The right to consular access, encompassing the right of sending-state consuls to visit, converse with and arrange legal representation for nationals of the home-state in custody of the receiving-state, is provided for under article 36(1)(c) of the Vienna Convention on Consular Relations, 1963 (VCCR), to which both India and Pakistan are parties. While India has been talking about the Vienna Convention; Pakistan has, time and again, claimed that the 2008 bilateral agreement on Consular Access allowed for both sides to make an exception to the granting of access when issues of ‘national security’ were involved.
Nevertheless, some of the VCCR clauses are subject to different interpretation. Pakistan’s legal team holds strong conviction that the non-compliance of Article 36(1)(c) has to be permitted in specific situations concerning national security. The contention fostered by the Pakistani security agencies and the arguments— gravely held by Pakistan Foreign Office do amply advocate the fact that Pakistan national security has had been highly compromised as reflected in the dossier— that has been handed over to the UN Secretary General Antonio Guterres by Pakistan’s ambassador to the UN Dr Maliha Lodhi—concluding and warranting therein the acts of terrorism committed by Yadav inside/outside Pakistan. The acts of terrorism committed by Yadav are in clear violation of the UN Charter, the UNSC resolutions and international conventions on Terrorism. Given the history, there have been three precedents at the ICJ where a national of another State has been prosecuted and sentenced, and where both are parties to the treaty and the protocol: Paraguay versus USA in 1998; Germany versus USA, 1999 (known as the La Grand case); and Mexico versus USA, 2003 (the Avena and Other Mexican National case). But only a relief was given to all three cases in death execution. But this case is jurisprudentially challenging in terms of keeping a ‘balance between the dynamics of national law and those of international law’. The rules of State responsibility have an inevitable but under-utilised role to play in the terrorism context. That needs to be examined under Article 36(2) of the ICJ Statute.
Terrorism has been clearly defined by international bodies such as the United Nations General Assembly in resolutions 49/60 and 51/210, acts of espionage undertaken during peacetime, which in the said case seem the prime accusations against Yadav. Since there appears a correlation between Yadav’s acts of terrorism and India ‘s State responsibility, the Rainbow Warrior case is a right reference to mention here, a dispute between New Zealand and France that arose in the aftermath of the sinking of the Rainbow Warrior. It was arbitrated by the then UN Secretary-General Javier Pérez de Cuéllar in 1986, and became significant in the subject of Public International Law for its implications on State responsibility. The Rainbow Warrior case bolsters the notion that there is a doctrine of non-intervention in international law and that states will be punished for contravening it. Undeniably, the domestic laws of both India and Pakistan contain detailed provisions on acts of terrorism.

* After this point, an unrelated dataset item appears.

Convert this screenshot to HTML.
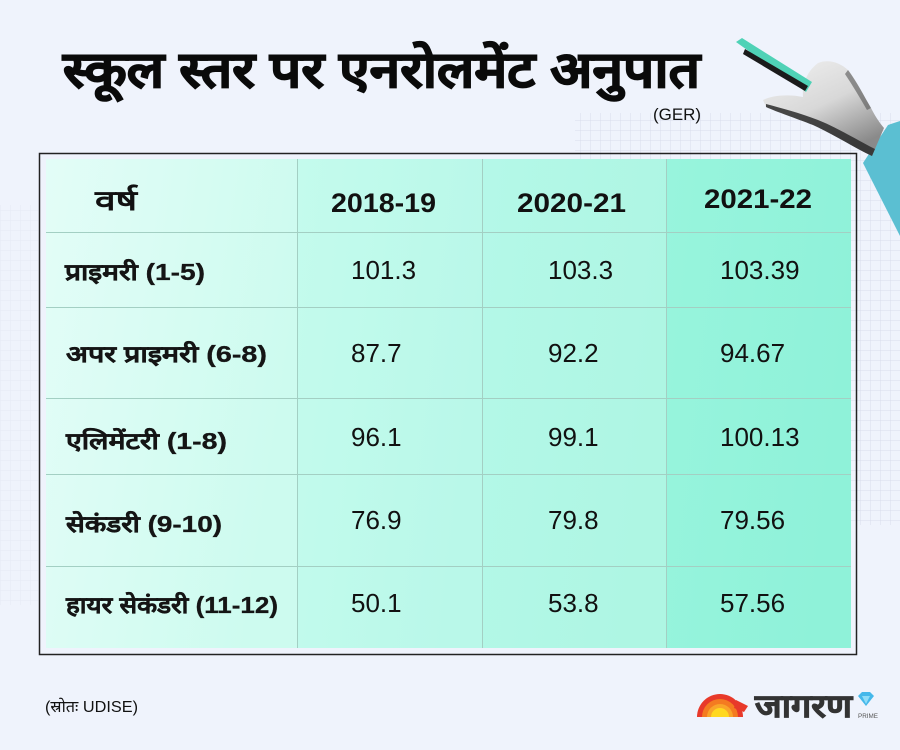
<!DOCTYPE html>
<html>
<head>
<meta charset="utf-8">
<style>
  html,body{margin:0;padding:0;background:#eff3fc;}
  body{width:900px;height:750px;overflow:hidden;}
  svg{display:block;}
  .dev{font-family:"Liberation Sans","DejaVu Sans",sans-serif;}
  .num{font-family:"Liberation Sans",sans-serif;font-size:26px;fill:#111;}
  .hd{font-family:"Liberation Sans",sans-serif;font-size:27px;font-weight:bold;fill:#111;}
  .lbl{font-family:"Liberation Sans","DejaVu Sans",sans-serif;font-size:23px;font-weight:bold;fill:#151515;stroke:#151515;stroke-width:0.3;}
</style>
</head>
<body>
<svg width="900" height="750" viewBox="0 0 900 750" xmlns="http://www.w3.org/2000/svg">
  <defs>
    <pattern id="grid" width="10" height="10" patternUnits="userSpaceOnUse">
      <path d="M10 0 L0 0 0 10" fill="none" stroke="#d6dbea" stroke-width="1"/>
    </pattern>
    <linearGradient id="c0" x1="0" y1="0" x2="1" y2="0.3">
      <stop offset="0" stop-color="#e3fdf7"/>
      <stop offset="1" stop-color="#cdfbef"/>
    </linearGradient>
    <linearGradient id="c1" x1="0" y1="0" x2="1" y2="0.3">
      <stop offset="0" stop-color="#c4fbed"/>
      <stop offset="1" stop-color="#b9f8e9"/>
    </linearGradient>
    <linearGradient id="c2" x1="0" y1="0" x2="1" y2="0.3">
      <stop offset="0" stop-color="#b4f8e8"/>
      <stop offset="1" stop-color="#aef6e3"/>
    </linearGradient>
    <linearGradient id="c3" x1="0" y1="0" x2="1" y2="0.3">
      <stop offset="0" stop-color="#98f4dd"/>
      <stop offset="1" stop-color="#8ff2d9"/>
    </linearGradient>
    <linearGradient id="hand" x1="0" y1="0" x2="0.6" y2="1">
      <stop offset="0" stop-color="#f2f2f2"/>
      <stop offset="0.55" stop-color="#d8d8d8"/>
      <stop offset="1" stop-color="#8a8a8a"/>
    </linearGradient>
  </defs>

  <rect width="900" height="750" fill="#eff3fc"/>

  <!-- background grids -->
  <rect x="575" y="113" width="325" height="412" fill="url(#grid)" opacity="0.9"/>
  <rect x="0" y="205" width="38" height="400" fill="url(#grid)" opacity="0.4"/>

  <!-- title -->
  <text x="63" y="87" class="dev" font-size="50" font-weight="bold" fill="#0a0a0a" stroke="#0a0a0a" stroke-width="1.2" textLength="637" lengthAdjust="spacingAndGlyphs">स्कूल स्तर पर एनरोलमेंट अनुपात</text>
  <text x="653" y="120" font-family="Liberation Sans, sans-serif" font-size="17" fill="#111" textLength="48" lengthAdjust="spacingAndGlyphs">(GER)</text>

  <!-- hand + pen + sleeve -->
  <polygon points="863,163 888,125 900,121 900,236" fill="#5bbfd2"/>
  <path d="M763,100 C772,95 790,94 803,97 C802,86 806,72 818,63 C828,59 840,62 849,71 C857,82 864,96 871,108 C875,116 879,122 884,128 L872,156 C853,147 833,134 813,125 C795,118 777,112 766,107 Z" fill="url(#hand)"/>
  <path d="M766,107 C777,112 795,118 813,125 C833,134 853,147 872,156 L875,149 C857,140 838,128 818,120 C800,113 781,108 766,104 Z" fill="#2a2a2a" opacity="0.85"/>
  <path d="M848,70 C857,82 864,96 871,108 L867,110 C860,98 853,86 845,74 Z" fill="#555" opacity="0.6"/>
  <!-- pen -->
  <polygon points="736,42 742,38 812,82 806,92" fill="#4fd2b6"/>
  <polygon points="745,49 808,86 805,91 743,54" fill="#1b1b1b"/>

  <!-- table cell backgrounds -->
  <rect x="46" y="159" width="251" height="489" fill="url(#c0)"/>
  <rect x="297" y="159" width="185" height="489" fill="url(#c1)"/>
  <rect x="482" y="159" width="184" height="489" fill="url(#c2)"/>
  <rect x="666" y="159" width="185" height="489" fill="url(#c3)"/>

  <!-- inner lines -->
  <g stroke="#a3cfc3" stroke-width="1">
    <line x1="46" y1="232.5" x2="851" y2="232.5"/>
    <line x1="46" y1="307.5" x2="851" y2="307.5"/>
    <line x1="46" y1="398.5" x2="851" y2="398.5"/>
    <line x1="46" y1="474.5" x2="851" y2="474.5"/>
    <line x1="46" y1="566.5" x2="851" y2="566.5"/>
    <line x1="297.5" y1="159" x2="297.5" y2="648"/>
    <line x1="482.5" y1="159" x2="482.5" y2="648"/>
    <line x1="666.5" y1="159" x2="666.5" y2="648"/>
  </g>

  <!-- outer border -->
  <rect x="39.5" y="153.5" width="817" height="501" fill="none" stroke="#222" stroke-width="1.5"/>

  <!-- header -->
  <text x="95" y="210" class="dev" font-size="28" font-weight="bold" fill="#111" textLength="42" lengthAdjust="spacingAndGlyphs">वर्ष</text>
  <text x="331" y="212" class="hd" textLength="105" lengthAdjust="spacingAndGlyphs">2018-19</text>
  <text x="517" y="212" class="hd" textLength="109" lengthAdjust="spacingAndGlyphs">2020-21</text>
  <text x="704" y="208" class="hd" textLength="108" lengthAdjust="spacingAndGlyphs">2021-22</text>

  <!-- row labels -->
  <text x="65" y="280" class="lbl" textLength="140" lengthAdjust="spacingAndGlyphs">प्राइमरी (1-5)</text>
  <text x="66" y="362" class="lbl" textLength="201" lengthAdjust="spacingAndGlyphs">अपर प्राइमरी (6-8)</text>
  <text x="66" y="449" class="lbl" textLength="161" lengthAdjust="spacingAndGlyphs">एलिमेंटरी (1-8)</text>
  <text x="66" y="532" class="lbl" textLength="156" lengthAdjust="spacingAndGlyphs">सेकंडरी (9-10)</text>
  <text x="66" y="613" class="lbl" textLength="212" lengthAdjust="spacingAndGlyphs">हायर सेकंडरी (11-12)</text>

  <!-- values -->
  <text x="351" y="279" class="num">101.3</text>
  <text x="548" y="279" class="num">103.3</text>
  <text x="720" y="279" class="num">103.39</text>

  <text x="351" y="362" class="num">87.7</text>
  <text x="548" y="362" class="num">92.2</text>
  <text x="720" y="362" class="num">94.67</text>

  <text x="351" y="446" class="num">96.1</text>
  <text x="548" y="446" class="num">99.1</text>
  <text x="720" y="446" class="num">100.13</text>

  <text x="351" y="529" class="num">76.9</text>
  <text x="548" y="529" class="num">79.8</text>
  <text x="720" y="529" class="num">79.56</text>

  <text x="351" y="612" class="num">50.1</text>
  <text x="548" y="612" class="num">53.8</text>
  <text x="720" y="612" class="num">57.56</text>

  <!-- source -->
  <text x="45" y="712" class="dev" font-size="16" fill="#111" textLength="93" lengthAdjust="spacingAndGlyphs">(स्रोतः UDISE)</text>

  <!-- logo -->
  <path d="M697,717 A23,23 0 0 1 743,717 Z" fill="#e8392a"/>
  <path d="M702,717 A18,18 0 0 1 738,717 Z" fill="#f47b21"/>
  <path d="M707,717 A13,13 0 0 1 733,717 Z" fill="#f9a52a"/>
  <path d="M711,717 A9,9 0 0 1 729,717 Z" fill="#ffd820"/>
  <polygon points="736,700 748,706 744,712 734,708" fill="#e8392a"/>
  <text x="755" y="717" class="dev" font-size="32" font-weight="bold" fill="#333" stroke="#333" stroke-width="0.8" textLength="97" lengthAdjust="spacingAndGlyphs">जागरण</text>
  <polygon points="858,696 862,692 870,692 874,696 866,706" fill="#45b8ea"/>
  <polygon points="862,696 870,696 866,704" fill="#8fdcf7"/>
  <text x="858" y="718" font-family="Liberation Sans, sans-serif" font-size="6" fill="#555" textLength="20" lengthAdjust="spacingAndGlyphs">PRIME</text>
</svg>
</body>
</html>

Its broad scope notwithstanding, the rights under Article 36(1) (c) of the Vienna Convention are required to be exercised in conformity with the laws and regulations of the state where the national has been detained or arrested. Consequently, the legal perceptivity— generally shared by international law experts— indoctrinates the fact that given the applicability of the national laws reflected in the provisions of the Anti-Terrorism Act of Pakistan, 1997 and those of the Protection of Pakistan Ordinance/ Security of Pakistan Act, 2014(focusing on the prime considerations of national security), Islamabad is highly justified in its stand of giving no consular access to Yadav.
— The writer, an independent ‘IR’ researcher-cum-analyst based in Karachi, is a member of European Consortium for Political Research Standing Group on IR, Critical Peace & Conflict Studies.